We are missing opportunites to use ldm. Take code like this:

void t(int *cp0, int *cp1, int *dp, int fmd) {
  int c0, c1, d0, d1, d2, d3;
  c0 = (*cp0++ & 0xffff) | ((*cp1++ << 16) & 0xffff0000);
  c1 = (*cp0++ & 0xffff) | ((*cp1++ << 16) & 0xffff0000);
  /* ... */
}

It code gens into something pretty bad. But with this change (analogous to the
X86 back-end), it will use ldm and generate few instructions.


git-svn-id: https://llvm.org/svn/llvm-project/llvm/trunk@106693 91177308-0d34-0410-b5e6-96231b3b80d8
diff --git a/lib/Target/ARM/ARMBaseInstrInfo.cpp b/lib/Target/ARM/ARMBaseInstrInfo.cpp
index 8d3ad80..b9bc0b8 100644
--- a/lib/Target/ARM/ARMBaseInstrInfo.cpp
+++ b/lib/Target/ARM/ARMBaseInstrInfo.cpp
@@ -1306,6 +1306,107 @@
   return MI0->isIdenticalTo(MI1, MachineInstr::IgnoreVRegDefs);
 }
 
+/// areLoadsFromSameBasePtr - This is used by the pre-regalloc scheduler to
+/// determine if two loads are loading from the same base address. It should
+/// only return true if the base pointers are the same and the only differences
+/// between the two addresses is the offset.

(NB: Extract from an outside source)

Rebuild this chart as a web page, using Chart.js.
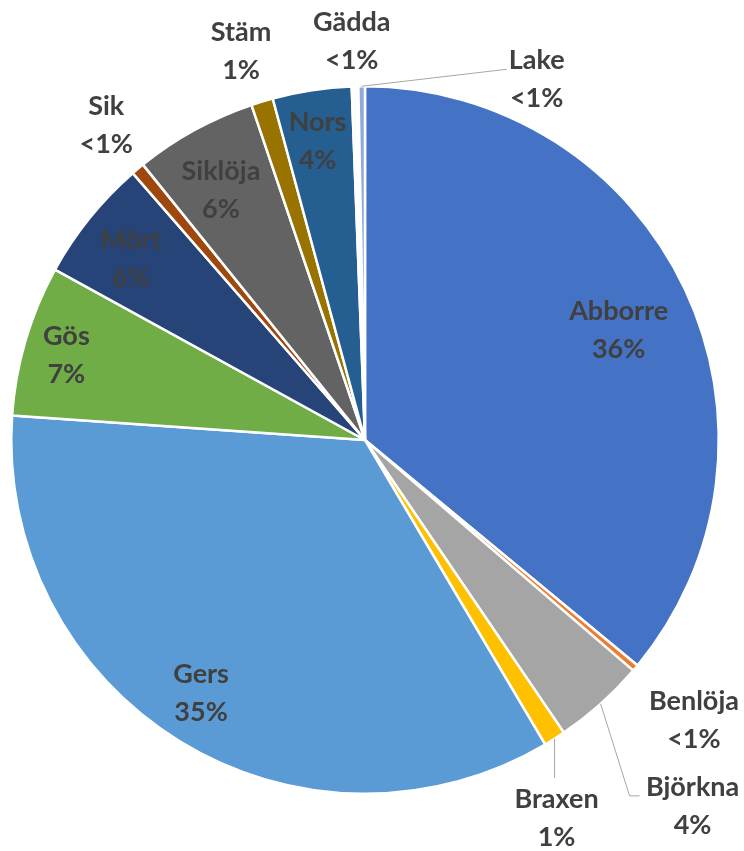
<!DOCTYPE html>
<html>
<head>
<meta charset="utf-8">
<script src="https://cdn.jsdelivr.net/npm/chart.js@4"></script>
<style>
  html, body { margin: 0; padding: 0; background: #fff; }
  #wrap { width: 744px; height: 851px; }
</style>
</head>
<body>
<div id="wrap"><canvas id="pie" width="744" height="851"></canvas></div>
<script>
    // Artfördelning (andel i procent), medurs från toppen
    const species = ['Abborre', 'Benlöja', 'Björkna', 'Braxen', 'Gers', 'Gös', 'Mört', 'Sik', 'Siklöja', 'Stäm', 'Nors', 'Gädda', 'Lake'];
    const shares = [36.0, 0.3, 4.2, 1.0, 34.6, 6.9, 5.6, 0.6, 5.6, 1.0, 3.6, 0.3, 0.3];
    const sliceColors = ['#4472C4', '#ED7D31', '#A5A5A5', '#FFC000', '#5B9BD5', '#70AD47', '#264478', '#9E480E', '#636363', '#997300', '#255E91', '#FFFFFF', '#8FAADC'];

    // label placement: radial factor of the slice mid angle, then a nudge; optional leader points (relative to label)
    const labelPlace = [
        { f: 0.78, dx: 4, dy: 8 },
        { f: 1.22, dx: -1, dy: 2 },
        { f: 1, dx: 92, dy: 102, leader: [[-63, -10], [-53, -10]] },
        { f: 1, dx: 2, dy: 80, leader: [[-2, -41]] },
        { f: 0.85, dx: -6, dy: -3 },
        { f: 0.88, dx: 0, dy: 3 },
        { f: 0.836, dx: -4, dy: 5 },
        { f: 1.152, dx: 3, dy: -2 },
        { f: 0.816, dx: -5, dy: 3 },
        { f: 1.155, dx: -5, dy: 2 },
        { f: 0.855, dx: -2, dy: 0 },
        { f: 1.127, dx: -2, dy: 0 },
        { f: 1, dx: 175, dy: -7, leader: [[-30, -10]] }
    ];

    function pctText(v) {
        return v < 1 ? '<1%' : Math.round(v) + '%';
    }

    const sliceLabels = {
        id: 'sliceLabels',
        afterDatasetsDraw(chart) {
            const ctx = chart.ctx;
            const arcs = chart.getDatasetMeta(0).data;
            ctx.save();
            ctx.font = 'bold 27px Lato, "Open Sans", sans-serif';
            ctx.textAlign = 'center';
            ctx.textBaseline = 'middle';
            arcs.forEach((arc, i) => {
                const p = arc.getProps(['x', 'y', 'startAngle', 'endAngle', 'outerRadius'], true);
                const mid = (p.startAngle + p.endAngle) / 2;
                const pl = labelPlace[i];
                const lx = p.x + Math.cos(mid) * p.outerRadius * pl.f + pl.dx;
                const ly = p.y + Math.sin(mid) * p.outerRadius * pl.f + pl.dy;
                if (pl.leader) {
                    ctx.strokeStyle = '#A6A6A6';
                    ctx.lineWidth = 1;
                    ctx.beginPath();
                    ctx.moveTo(p.x + Math.cos(mid) * p.outerRadius, p.y + Math.sin(mid) * p.outerRadius);
                    pl.leader.forEach(pt => ctx.lineTo(lx + pt[0], ly + pt[1]));
                    ctx.stroke();
                }
                ctx.fillStyle = '#404040';
                ctx.fillText(species[i], lx, ly - 19);
                ctx.fillText(pctText(shares[i]), lx, ly + 19);
            });
            ctx.restore();
        }
    };

    const ctx = document.getElementById('pie').getContext('2d');
    new Chart(ctx, {
        type: 'pie',
        data: { labels: species, datasets: [{ data: shares, backgroundColor: sliceColors, borderColor: '#FFFFFF', borderWidth: 2.5 }] },
        options: {
            responsive: false,
            animation: false,
            layout: { padding: { left: 10, right: 24, top: 85, bottom: 56 } },
            plugins: { legend: { display: false }, tooltip: { enabled: false } }
        },
        plugins: [sliceLabels]
    });
</script>
</body>
</html>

It also returns the offsets by
+/// reference.
+bool ARMBaseInstrInfo::areLoadsFromSameBasePtr(SDNode *Load1, SDNode *Load2,
+                                               int64_t &Offset1,
+                                               int64_t &Offset2) const {
+  // Don't worry about Thumb: just ARM and Thumb2.
+  if (Subtarget.isThumb1Only()) return false;
+
+  if (!Load1->isMachineOpcode() || !Load2->isMachineOpcode())
+    return false;
+
+  switch (Load1->getMachineOpcode()) {
+  default:
+    return false;
+  case ARM::LDR:
+  case ARM::LDRB:
+  case ARM::LDRD:
+  case ARM::LDRH:
+  case ARM::LDRSB:
+  case ARM::LDRSH:
+  case ARM::VLDRD:
+  case ARM::VLDRS:
+  case ARM::t2LDRi8:
+  case ARM::t2LDRDi8:
+  case ARM::t2LDRSHi8:
+  case ARM::t2LDRi12:
+  case ARM::t2LDRSHi12:
+    break;
+  }
+
+  switch (Load2->getMachineOpcode()) {
+  default:
+    return false;
+  case ARM::LDR:
+  case ARM::LDRB:
+  case ARM::LDRD:
+  case ARM::LDRH:
+  case ARM::LDRSB:
+  case ARM::LDRSH:
+  case ARM::VLDRD:
+  case ARM::VLDRS:
+  case ARM::t2LDRi8:
+  case ARM::t2LDRDi8:
+  case ARM::t2LDRSHi8:
+  case ARM::t2LDRi12:
+  case ARM::t2LDRSHi12:
+    break;
+  }
+
+  // Check if base addresses and chain operands match.
+  if (Load1->getOperand(0) != Load2->getOperand(0) ||
+      Load1->getOperand(4) != Load2->getOperand(4))
+    return false;
+
+  // Index should be Reg0.
+  if (Load1->getOperand(3) != Load2->getOperand(3))
+    return false;
+
+  // Determine the offsets.
+  if (isa<ConstantSDNode>(Load1->getOperand(1)) &&
+      isa<ConstantSDNode>(Load2->getOperand(1))) {
+    Offset1 = cast<ConstantSDNode>(Load1->getOperand(1))->getSExtValue();
+    Offset2 = cast<ConstantSDNode>(Load2->getOperand(1))->getSExtValue();
+    return true;
+  }
+
+  return false;
+}
+
+/// shouldScheduleLoadsNear - This is a used by the pre-regalloc scheduler to
+/// determine (in conjuction with areLoadsFromSameBasePtr) if two loads should
+/// be scheduled togther. On some targets if two loads are loading from
+/// addresses in the same cache line, it's better if they are scheduled
+/// together. This function takes two integers that represent the load offsets
+/// from the common base address. It returns true if it decides it's desirable
+/// to schedule the two loads together. "NumLoads" is the number of loads that
+/// have already been scheduled after Load1.
+bool ARMBaseInstrInfo::shouldScheduleLoadsNear(SDNode *Load1, SDNode *Load2,
+                                               int64_t Offset1, int64_t Offset2,
+                                               unsigned NumLoads) const {
+  // Don't worry about Thumb: just ARM and Thumb2.
+  if (Subtarget.isThumb1Only()) return false;
+
+  assert(Offset2 > Offset1);
+
+  if ((Offset2 - Offset1) / 8 > 64)
+    return false;
+
+  if (Load1->getMachineOpcode() != Load2->getMachineOpcode())
+    return false;  // FIXME: overly conservative?
+
+  // Four loads in a row should be sufficient.
+  if (NumLoads >= 3)
+    return false;
+
+  return true;
+}
+
 bool ARMBaseInstrInfo::isSchedulingBoundary(const MachineInstr *MI,
                                             const MachineBasicBlock *MBB,
                                             const MachineFunction &MF) const {